Footing Sizing Rule of Thumb
A poured concrete wall sits on a footing wider than itself, both to spread the load and to resist overturning. The contractor rule of thumb is:
- Footing width = 2 × wall thickness (so an 8 in wall sits on a 16 in footing)
- Footing depth = at least 12 in, and below the local frost line (12 in works in mild climates; cold zones often require 36-48 in)
For a freestanding garden wall, you can go thinner. For anything holding back soil, the footing also needs a heel (extra width on the soil side) to resist tipping — standard heel width is roughly 0.4 × wall height. The concrete footing calculator handles standalone footing volume math; toggle the "Include footing" option in this calculator to add the footing pour to your wall total.
Regional Cost Variation
Installed wall prices vary more by region than slab prices because formwork and bracing labor make up a larger share of the total.
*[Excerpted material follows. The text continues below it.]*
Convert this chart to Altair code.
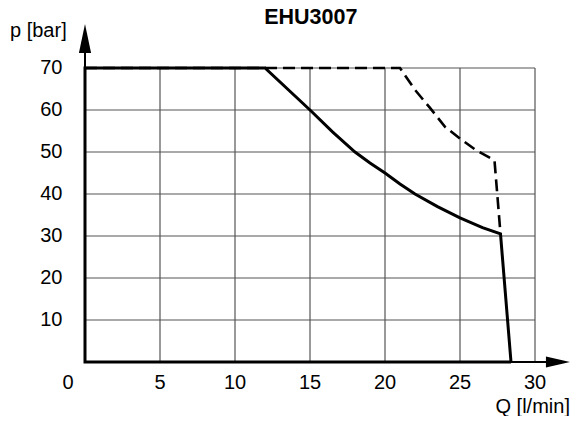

| Region | Installed Wall (8 in × 4 ft, per sq ft of face) |
|---|---|
| Northeast (NY, MA, CT) | $55-100 |
| West Coast (CA, WA, OR) | $50-95 |
| Midwest | $35-70 |
| Southeast | $30-65 |
| Mountain West | $40-80 |
For metro-specific retaining-wall pricing pulled from state DOT bid data, see our retaining wall cost pages for 30+ cities. The calculator on this page uses national pricing.
DIY vs. Hiring a Contractor for Concrete Walls
Wall DIY is meaningfully harder than slab DIY because formwork failure is catastrophic (a blown-out form dumps a half-yard of concrete on you and the project) and because reinforcement matters more than for flatwork.
DIY makes sense when all of these are true:
- Wall height ≤ 4 ft
- Total volume ≤ 1 cubic yard (about 45 bags of 80 lb mix)
- Soil is granular, not clay
- No surcharge load (no driveway, structure, or slope continuation within 3 ft)
- You have at least 2 helpers for the pour day
Hire a contractor when any of these are true:
- Wall over 4 ft tall (engineering required regardless of soil)
- Clay soil (lateral pressure doubles when saturated)
- Surcharge load present
- Below-grade wall needing waterproofing
- Permit required (most jurisdictions trigger at 3-4 ft of retained soil)
For short retaining walls inside the DIY envelope, the concrete retaining wall guide walks through the build step-by-step. For below-grade or tall walls, get three quotes and verify each one includes formwork, rebar, and waterproofing line items in writing.